Nous avons, tout au long de ce travail, montré que la Turquie avait un intérêt économique à adhérer à l'UE mais à condition, d'une part, qu'elle dépasse le stade de l'Union douanière (pour bénéficier d'effets dynamiques croissants), d'autre part, qu'elle bénéficie d'un accroissement de son stock de capital et enfin qu'elle dispose d'un système de redistribution afin d'éviter que tous les gains aillent aux mêmes individus.

Nous noterons néanmoins deux limites à cette conclusion, somme toute très théorique.

Premièrement, nous mettons en exergue le fait que notre recommandation de redistribution sociale semble illusoire. En effet, on sait que l'intégration de la Turquie à l'Union européenne suppose une convergence « réelle », c'est-à-dire la modification de sa structure vers un modèle européen. A cet effet, elle doit respecter trois points importants : mettre aux normes son économie, augmenter le niveau de vie de sa population et conduire une politique économique qui s'inscrit dans la philosophie de l'UE à savoir avoir des déficits limités pour assurer une certaine stabilité de la zone. Or, il semble que ces trois objectifs soient difficilement compatibles. Le triangle « réformes-croissance-orthodoxie » se révèle porteur de redoutables contradictions (MENIER N. [2001]). En effet, la mise aux normes des différents secteurs économiques sera, par exemple, coûteuse en termes sociaux. Comme nous l'avons montré lors du premier chapitre, l'ouverture nécessite une redistribution pour indemniser les « perdants ». Pourtant les dépenses de l'Etat, qu'il s'agisse de subventions ou d'aides sociales, conduisent à un accroissement du déficit. De surcroît, la nécessité d'attirer les IDE bloque également un certain nombre de réformes allant dans un sens socialement égalitaire.
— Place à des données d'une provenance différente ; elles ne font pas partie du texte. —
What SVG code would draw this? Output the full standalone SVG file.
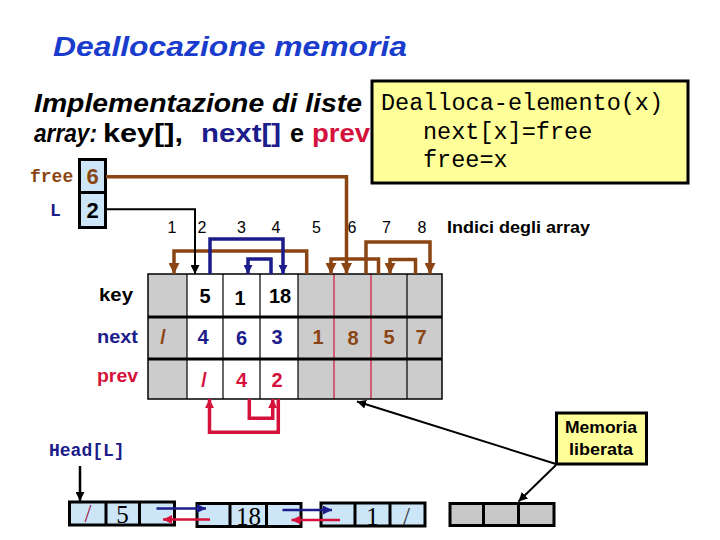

La course à l'attractivité est souvent antinomique d'Etat providence.

La vente d'entreprises d'Etat ou l'utilisation de la « planche à billets » a certes pu limiter la fracture sociale dans un premier temps mais la restructuration de l'économie se poursuivant, l'Etat ne dispose plus de moyen d'indemnisation des « perdants ». Aussi, il est judicieux de se poser la question de savoir si, en Turquie, il n'y aura pas quelques générations sacrifiées. Ces derniers se désintéresseront alors du processus d'intégration qui pourtant à long terme leur serait bénéfique.

Deuxièmement, la question des gains de l'intégration à l'Union Européenne ne recouvre pas celle de la convergence132(*) des économies intégrées. Les gains, même positifs et mutuels, peuvent accentuer la divergence s'ils sont principalement captés par les pays les plus développés (ou la réduire dans le cas contraire). Or, cette analyse a essentiellement démontré que l'intégration de la Turquie à l'UE lui apporterait, en se poursuivant, des effets positifs. Nous n'avons par ailleurs pas comparé l'intensité de ces gains par rapport à ceux engendrés pour les autres pays de l'Union. En conséquence, nous ne pouvons pas savoir si la Turquie entamerait une réelle convergence ou si, au contraire, l'écart entre les pays s'accentuerait, cantonnant la Turquie au statut de pays le moins développé de l'UE.

Pour répondre à la question soulevée il faudrait donc entamer un travail sur les gains économiques que l'UE engrangerait en accueillant la Turquie en son sein et procéder à une comparaison afin d'observer si l'intégration mènerait à la convergence des économies comme se fut le cas pour l'Espagne.

Cette question de la convergence est importante dans le sens où, s'il n'y a pas convergence à long terme, l'Union avec la Turquie ne serai pas tenable. Alors, même si les recommandations que nous faisons dans ce travail sont fondées, elles n'en deviendraient que les garantes de la « moins pire » des options.

* 132 « D'une manière générale, la convergence peut être définie comme étant la diminution des écarts de performances économiques relatifs à plusieurs pays. » ECHINARD Y. [1997].